• [Task details] Copy out the listing that follows, exact in every word, and skip the images.

• [Input rows]

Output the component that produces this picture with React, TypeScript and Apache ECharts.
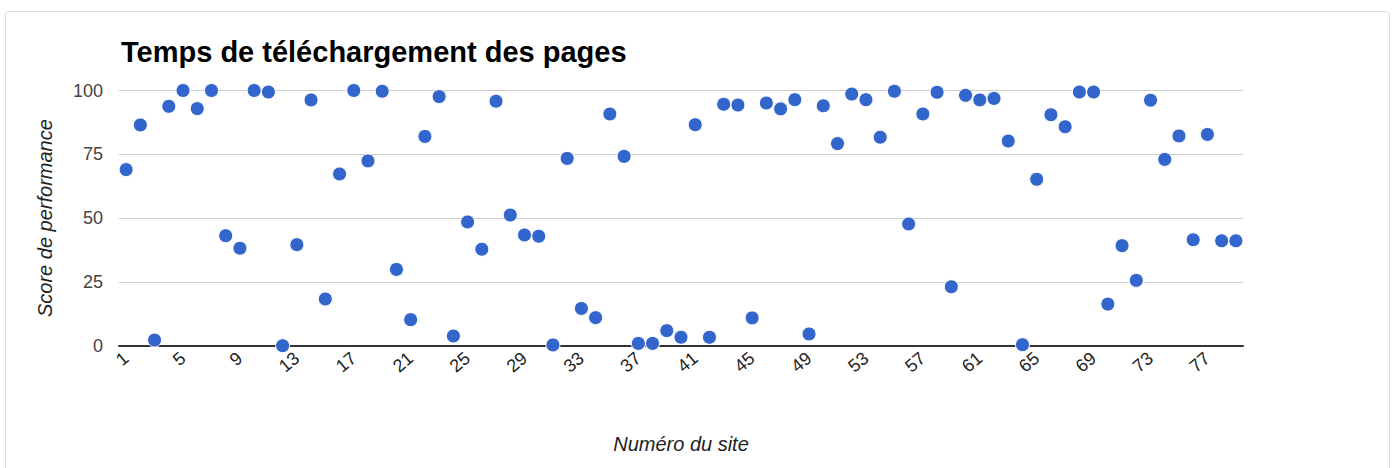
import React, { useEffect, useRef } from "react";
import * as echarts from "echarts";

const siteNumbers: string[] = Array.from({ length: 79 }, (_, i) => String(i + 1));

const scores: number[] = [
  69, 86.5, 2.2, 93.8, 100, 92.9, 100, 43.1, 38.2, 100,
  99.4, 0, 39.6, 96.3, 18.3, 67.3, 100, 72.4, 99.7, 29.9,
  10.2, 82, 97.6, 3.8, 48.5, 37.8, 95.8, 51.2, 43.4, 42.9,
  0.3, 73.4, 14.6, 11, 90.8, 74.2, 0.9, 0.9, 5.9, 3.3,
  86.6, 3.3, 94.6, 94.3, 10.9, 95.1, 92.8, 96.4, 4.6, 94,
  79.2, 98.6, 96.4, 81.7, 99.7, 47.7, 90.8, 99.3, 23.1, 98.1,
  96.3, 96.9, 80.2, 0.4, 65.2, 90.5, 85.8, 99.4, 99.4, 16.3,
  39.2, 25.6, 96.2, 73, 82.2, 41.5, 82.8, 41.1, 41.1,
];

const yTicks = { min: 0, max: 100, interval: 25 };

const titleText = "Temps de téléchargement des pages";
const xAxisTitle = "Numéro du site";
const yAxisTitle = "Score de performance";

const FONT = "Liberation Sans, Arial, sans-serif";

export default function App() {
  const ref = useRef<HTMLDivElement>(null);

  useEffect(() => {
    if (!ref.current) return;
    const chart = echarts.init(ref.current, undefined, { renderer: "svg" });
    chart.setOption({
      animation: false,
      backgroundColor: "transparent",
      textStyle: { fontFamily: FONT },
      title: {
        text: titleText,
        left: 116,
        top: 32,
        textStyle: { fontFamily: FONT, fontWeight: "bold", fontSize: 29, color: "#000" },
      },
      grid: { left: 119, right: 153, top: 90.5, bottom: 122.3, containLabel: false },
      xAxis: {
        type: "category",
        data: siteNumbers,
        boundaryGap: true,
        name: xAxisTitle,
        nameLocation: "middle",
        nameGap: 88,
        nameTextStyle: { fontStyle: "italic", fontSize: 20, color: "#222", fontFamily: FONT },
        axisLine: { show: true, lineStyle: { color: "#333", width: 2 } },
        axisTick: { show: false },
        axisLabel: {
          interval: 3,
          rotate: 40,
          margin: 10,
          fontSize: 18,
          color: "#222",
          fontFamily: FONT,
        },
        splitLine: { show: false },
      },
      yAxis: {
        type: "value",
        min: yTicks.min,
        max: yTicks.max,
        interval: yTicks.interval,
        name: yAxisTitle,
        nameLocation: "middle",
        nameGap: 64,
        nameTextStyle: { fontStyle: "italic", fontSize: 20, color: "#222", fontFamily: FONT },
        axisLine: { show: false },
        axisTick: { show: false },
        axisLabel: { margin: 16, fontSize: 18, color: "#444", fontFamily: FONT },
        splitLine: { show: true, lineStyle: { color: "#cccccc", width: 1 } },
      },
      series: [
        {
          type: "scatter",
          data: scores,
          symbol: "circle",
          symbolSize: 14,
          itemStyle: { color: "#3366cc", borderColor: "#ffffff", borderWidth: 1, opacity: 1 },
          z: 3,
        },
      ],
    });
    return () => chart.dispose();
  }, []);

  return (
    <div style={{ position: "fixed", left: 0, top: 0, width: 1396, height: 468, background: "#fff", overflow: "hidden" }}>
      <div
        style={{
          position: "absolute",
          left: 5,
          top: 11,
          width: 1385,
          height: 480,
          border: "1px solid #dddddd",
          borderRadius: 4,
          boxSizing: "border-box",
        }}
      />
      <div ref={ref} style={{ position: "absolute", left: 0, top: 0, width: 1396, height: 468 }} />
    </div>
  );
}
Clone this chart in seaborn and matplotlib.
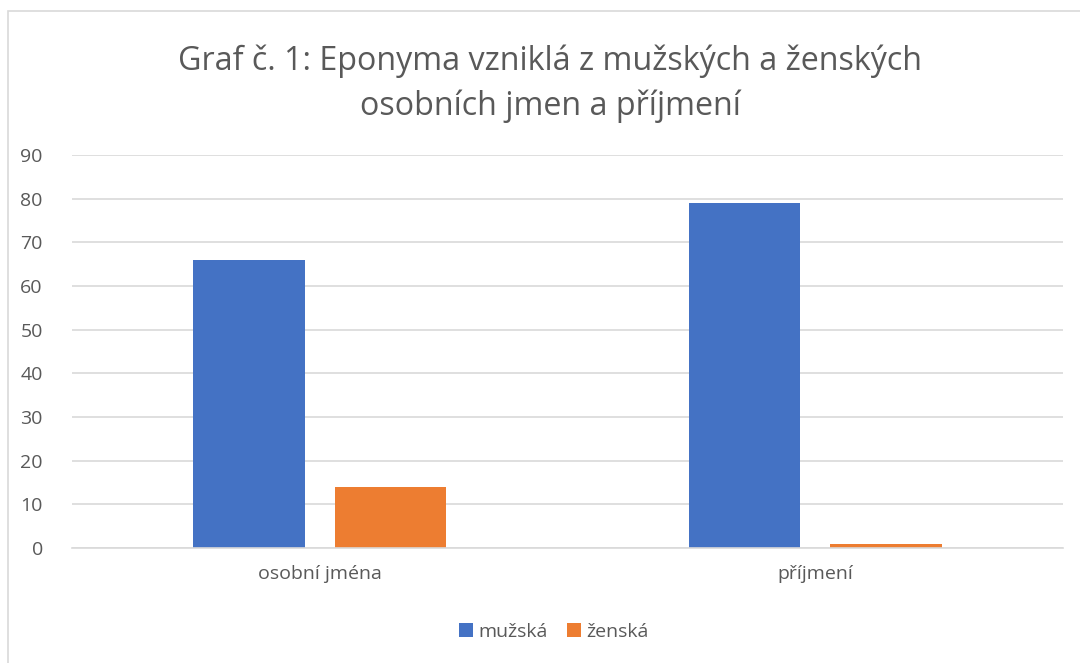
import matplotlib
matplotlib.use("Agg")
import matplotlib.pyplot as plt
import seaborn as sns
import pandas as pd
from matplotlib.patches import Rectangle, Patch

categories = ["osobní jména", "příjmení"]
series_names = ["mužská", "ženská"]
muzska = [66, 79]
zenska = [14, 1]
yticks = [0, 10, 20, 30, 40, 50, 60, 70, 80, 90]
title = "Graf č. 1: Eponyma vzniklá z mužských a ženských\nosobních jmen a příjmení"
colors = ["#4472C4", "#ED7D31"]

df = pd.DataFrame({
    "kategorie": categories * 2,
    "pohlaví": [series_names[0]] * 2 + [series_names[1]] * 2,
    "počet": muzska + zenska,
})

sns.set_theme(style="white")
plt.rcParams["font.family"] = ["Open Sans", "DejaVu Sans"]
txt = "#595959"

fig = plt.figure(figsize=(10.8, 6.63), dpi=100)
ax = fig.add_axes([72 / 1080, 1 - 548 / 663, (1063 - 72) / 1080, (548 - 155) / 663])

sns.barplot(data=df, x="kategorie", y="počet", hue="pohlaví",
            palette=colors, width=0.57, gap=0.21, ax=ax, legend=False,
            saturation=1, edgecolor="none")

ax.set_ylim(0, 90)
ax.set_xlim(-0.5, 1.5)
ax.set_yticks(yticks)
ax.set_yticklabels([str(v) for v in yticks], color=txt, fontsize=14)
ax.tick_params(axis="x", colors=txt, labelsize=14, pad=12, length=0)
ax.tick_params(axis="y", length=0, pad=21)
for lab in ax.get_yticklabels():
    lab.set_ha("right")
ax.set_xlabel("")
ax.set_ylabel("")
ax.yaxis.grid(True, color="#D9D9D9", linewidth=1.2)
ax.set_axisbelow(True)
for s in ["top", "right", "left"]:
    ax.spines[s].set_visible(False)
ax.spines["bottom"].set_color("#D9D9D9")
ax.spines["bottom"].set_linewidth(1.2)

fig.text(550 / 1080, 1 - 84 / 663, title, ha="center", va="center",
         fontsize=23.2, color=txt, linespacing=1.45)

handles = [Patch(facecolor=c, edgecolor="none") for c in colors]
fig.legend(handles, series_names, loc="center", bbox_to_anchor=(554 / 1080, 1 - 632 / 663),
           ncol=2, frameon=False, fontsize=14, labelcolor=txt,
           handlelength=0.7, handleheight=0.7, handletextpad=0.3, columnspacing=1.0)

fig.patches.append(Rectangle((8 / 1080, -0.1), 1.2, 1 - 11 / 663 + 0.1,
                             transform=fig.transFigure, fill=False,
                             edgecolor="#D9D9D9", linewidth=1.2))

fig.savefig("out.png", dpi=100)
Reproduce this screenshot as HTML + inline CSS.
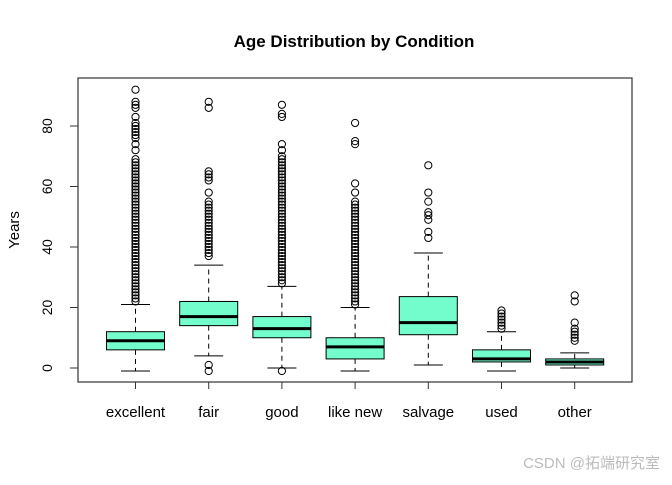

• [Result for this exercise]
Output the component that produces this picture with React, TypeScript and Apache ECharts.
import React, { useEffect, useRef } from "react";
import * as echarts from "echarts";

const siteNumbers: string[] = Array.from({ length: 79 }, (_, i) => String(i + 1));

const scores: number[] = [
  69, 86.5, 2.2, 93.8, 100, 92.9, 100, 43.1, 38.2, 100,
  99.4, 0, 39.6, 96.3, 18.3, 67.3, 100, 72.4, 99.7, 29.9,
  10.2, 82, 97.6, 3.8, 48.5, 37.8, 95.8, 51.2, 43.4, 42.9,
  0.3, 73.4, 14.6, 11, 90.8, 74.2, 0.9, 0.9, 5.9, 3.3,
  86.6, 3.3, 94.6, 94.3, 10.9, 95.1, 92.8, 96.4, 4.6, 94,
  79.2, 98.6, 96.4, 81.7, 99.7, 47.7, 90.8, 99.3, 23.1, 98.1,
  96.3, 96.9, 80.2, 0.4, 65.2, 90.5, 85.8, 99.4, 99.4, 16.3,
  39.2, 25.6, 96.2, 73, 82.2, 41.5, 82.8, 41.1, 41.1,
];

const yTicks = { min: 0, max: 100, interval: 25 };

const titleText = "Temps de téléchargement des pages";
const xAxisTitle = "Numéro du site";
const yAxisTitle = "Score de performance";

const FONT = "Liberation Sans, Arial, sans-serif";

export default function App() {
  const ref = useRef<HTMLDivElement>(null);

  useEffect(() => {
    if (!ref.current) return;
    const chart = echarts.init(ref.current, undefined, { renderer: "svg" });
    chart.setOption({
      animation: false,
      backgroundColor: "transparent",
      textStyle: { fontFamily: FONT },
      title: {
        text: titleText,
        left: 116,
        top: 32,
        textStyle: { fontFamily: FONT, fontWeight: "bold", fontSize: 29, color: "#000" },
      },
      grid: { left: 119, right: 153, top: 90.5, bottom: 122.3, containLabel: false },
      xAxis: {
        type: "category",
        data: siteNumbers,
        boundaryGap: true,
        name: xAxisTitle,
        nameLocation: "middle",
        nameGap: 88,
        nameTextStyle: { fontStyle: "italic", fontSize: 20, color: "#222", fontFamily: FONT },
        axisLine: { show: true, lineStyle: { color: "#333", width: 2 } },
        axisTick: { show: false },
        axisLabel: {
          interval: 3,
          rotate: 40,
          margin: 10,
          fontSize: 18,
          color: "#222",
          fontFamily: FONT,
        },
        splitLine: { show: false },
      },
      yAxis: {
        type: "value",
        min: yTicks.min,
        max: yTicks.max,
        interval: yTicks.interval,
        name: yAxisTitle,
        nameLocation: "middle",
        nameGap: 64,
        nameTextStyle: { fontStyle: "italic", fontSize: 20, color: "#222", fontFamily: FONT },
        axisLine: { show: false },
        axisTick: { show: false },
        axisLabel: { margin: 16, fontSize: 18, color: "#444", fontFamily: FONT },
        splitLine: { show: true, lineStyle: { color: "#cccccc", width: 1 } },
      },
      series: [
        {
          type: "scatter",
          data: scores,
          symbol: "circle",
          symbolSize: 14,
          itemStyle: { color: "#3366cc", borderColor: "#ffffff", borderWidth: 1, opacity: 1 },
          z: 3,
        },
      ],
    });
    return () => chart.dispose();
  }, []);

  return (
    <div style={{ position: "fixed", left: 0, top: 0, width: 1396, height: 468, background: "#fff", overflow: "hidden" }}>
      <div
        style={{
          position: "absolute",
          left: 5,
          top: 11,
          width: 1385,
          height: 480,
          border: "1px solid #dddddd",
          borderRadius: 4,
          boxSizing: "border-box",
        }}
      />
      <div ref={ref} style={{ position: "absolute", left: 0, top: 0, width: 1396, height: 468 }} />
    </div>
  );
}
Clone this chart in seaborn and matplotlib.
import matplotlib
matplotlib.use("Agg")
import matplotlib.pyplot as plt
import seaborn as sns
import pandas as pd
from matplotlib.patches import Rectangle, Patch

categories = ["osobní jména", "příjmení"]
series_names = ["mužská", "ženská"]
muzska = [66, 79]
zenska = [14, 1]
yticks = [0, 10, 20, 30, 40, 50, 60, 70, 80, 90]
title = "Graf č. 1: Eponyma vzniklá z mužských a ženských\nosobních jmen a příjmení"
colors = ["#4472C4", "#ED7D31"]

df = pd.DataFrame({
    "kategorie": categories * 2,
    "pohlaví": [series_names[0]] * 2 + [series_names[1]] * 2,
    "počet": muzska + zenska,
})

sns.set_theme(style="white")
plt.rcParams["font.family"] = ["Open Sans", "DejaVu Sans"]
txt = "#595959"

fig = plt.figure(figsize=(10.8, 6.63), dpi=100)
ax = fig.add_axes([72 / 1080, 1 - 548 / 663, (1063 - 72) / 1080, (548 - 155) / 663])

sns.barplot(data=df, x="kategorie", y="počet", hue="pohlaví",
            palette=colors, width=0.57, gap=0.21, ax=ax, legend=False,
            saturation=1, edgecolor="none")

ax.set_ylim(0, 90)
ax.set_xlim(-0.5, 1.5)
ax.set_yticks(yticks)
ax.set_yticklabels([str(v) for v in yticks], color=txt, fontsize=14)
ax.tick_params(axis="x", colors=txt, labelsize=14, pad=12, length=0)
ax.tick_params(axis="y", length=0, pad=21)
for lab in ax.get_yticklabels():
    lab.set_ha("right")
ax.set_xlabel("")
ax.set_ylabel("")
ax.yaxis.grid(True, color="#D9D9D9", linewidth=1.2)
ax.set_axisbelow(True)
for s in ["top", "right", "left"]:
    ax.spines[s].set_visible(False)
ax.spines["bottom"].set_color("#D9D9D9")
ax.spines["bottom"].set_linewidth(1.2)

fig.text(550 / 1080, 1 - 84 / 663, title, ha="center", va="center",
         fontsize=23.2, color=txt, linespacing=1.45)

handles = [Patch(facecolor=c, edgecolor="none") for c in colors]
fig.legend(handles, series_names, loc="center", bbox_to_anchor=(554 / 1080, 1 - 632 / 663),
           ncol=2, frameon=False, fontsize=14, labelcolor=txt,
           handlelength=0.7, handleheight=0.7, handletextpad=0.3, columnspacing=1.0)

fig.patches.append(Rectangle((8 / 1080, -0.1), 1.2, 1 - 11 / 663 + 0.1,
                             transform=fig.transFigure, fill=False,
                             edgecolor="#D9D9D9", linewidth=1.2))

fig.savefig("out.png", dpi=100)
Reproduce this screenshot as HTML + inline CSS.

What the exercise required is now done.